Exploring Integrality Grip for Mixed-integer Programming by MCTS Planning

In modern Mixed-integer Programming(MIP) solvers, the concept of heuristic is well rooted as a principle underlying the search of high-quality solutions. In this respect, Large Neighborhood Search (LNS) has been the first refinement heuristics for improving existing solutions through a generic MIP solver used as a black box. For a refinement heuristic, the quality of the search neighborhood is of critical importance. However, existing methods have not fully investigated the strategy for balancing exploration and exploitation of search spaces. In this work, we introduce a novel refinement strategy for improving MIP solutions. The proposed framework leverages the ideas of integrality grip to guide the neighborhood selection. Moreover, in order to achieve a good trade-off between exploration and exploitation of the solution space, the LNS search is further improved by investigating the convex relaxations of LNS sub-problems with Monte Carlo Tree Search (MCTS).

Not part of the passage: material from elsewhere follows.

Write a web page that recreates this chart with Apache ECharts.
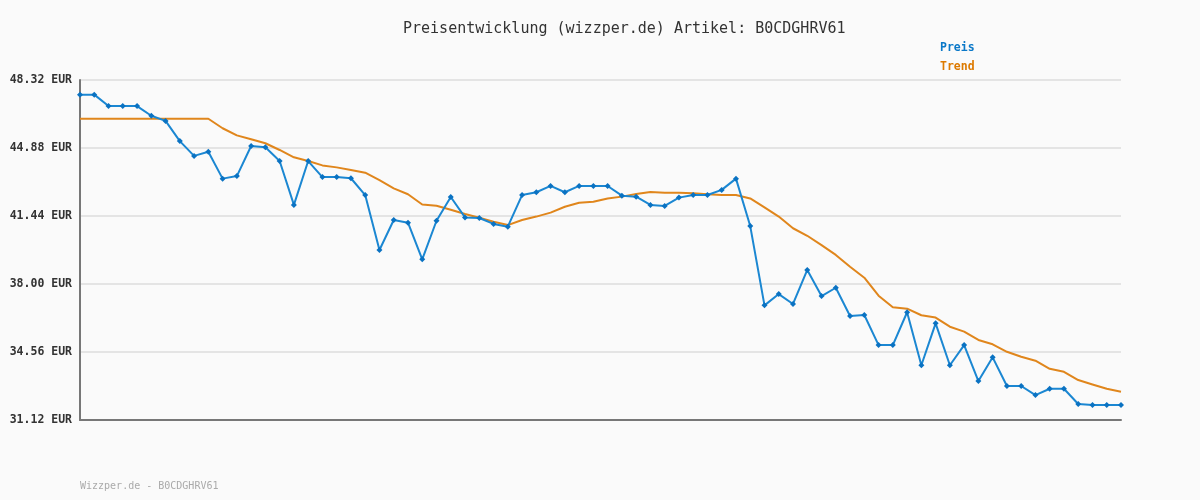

In particular, at each iteration of LNS, MCTS is firstly executed to evaluate the integrality grip of the convex relxations of next LNS sub-problems. Then the expanded MCTS tree will select a promising solution neighborhood, which will be solved to produce improving solutions. Our MCTS method reduces the challenging LNS neighborhood selection problem to solving a series of LP relaxations. Those LP problems are polynomial-time solvable, ensuring computational tractability. We have conducted comprehensive computational experiments demonstrating significant performance improvements of our proposed algorithms over existing LNS methods, particularly in complex MIP scenarios.